Navy CIO Terry Halvorsen warns that the most cutting-edge technology is not always the best fit for government needs.
Navy CIO Terry Halvorsen warns that the most cutting-edge technology is not always the best fit for government needs. (U.S. Navy)

It’s a common refrain throughout Washington, if not everywhere else: We want cutting edge. The push for the latest and greatest only grows with the snowballing pace of technology, but at least one government leader is bucking the trend.

“Cutting-edge technology may bring useful new capability, but cutting-edge costs money – usually lots of money. These days, money is something the Department of the Navy doesn’t have a lot of,” Navy CIO Terry Halvorsen recently wrote on the Navy Department CIO blog.

In some cases, taking the high-tech road option is the better bet, he acknowledged. Case in point: moving low-risk data to a commercial-run cloud, as the Navy did last year in an agreement with Amazon Web Services. That decision came after a lengthy business-case analysis, an approach that the Navy is turning to more as officials determine the best ways to spend precious dollars.

Hear Terry Halvorsen in person at the 2014 C4ISR & Networks Conference, where he will deliver a keynote address. Click here for details.
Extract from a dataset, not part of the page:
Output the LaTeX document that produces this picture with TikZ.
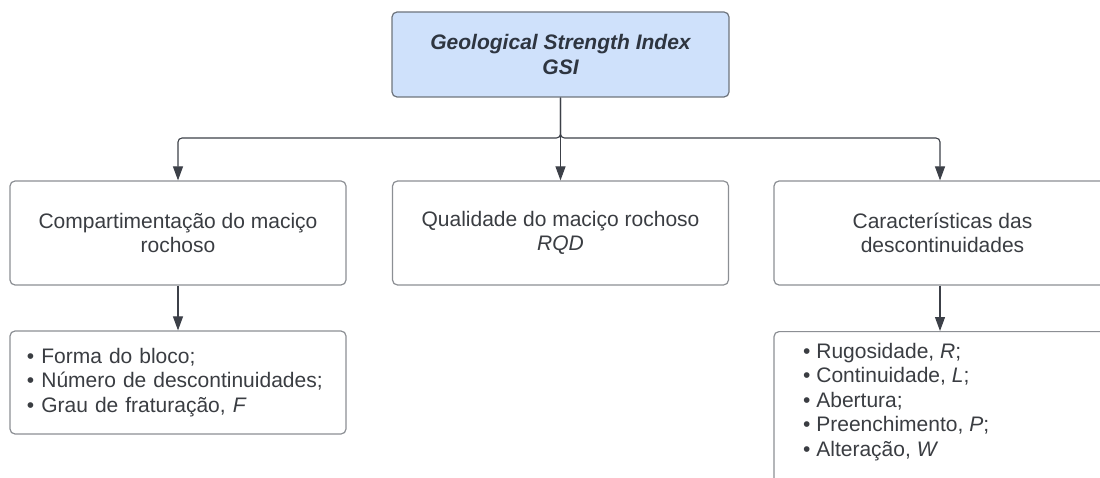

“In many cases, however, maintaining an older system that fully supports our mission makes more sense than upgrading it or buying a new system that runs the risk of degrading our mission and requires a large investment,” Halvorsen wrote.

At the Sea Air Space conference in Washington earlier this month, Halvorsen emphasized the same point. There, and in the blog post, he pointed to the Navy’s sustained use of COBOL, a programming language developed in 1959. The language, which he describes as easy to use, now has some 200 billion lines of code and continues to be used worldwide.

It’s a similar case in the military’s ongoing use of the B-52 bomber, which – with upgrades over the years – has been flying since the 1950s, Halvorsen said.

The goal “is getting the balance of the solutions right in terms of what money we can spend, what security we need and what missions we have. We’re going to use every solution out there – and in some cases we’ll use older solutions because they still work,” he said April 8 in Washington. “We don’t always want to be…at the cutting edge of technology. We want to be at the cost-effective edge of technology. And sometimes we want to be a little behind if what we have works and right now the cost of that investment isn’t the right place to be when compared to other investments we have to make.”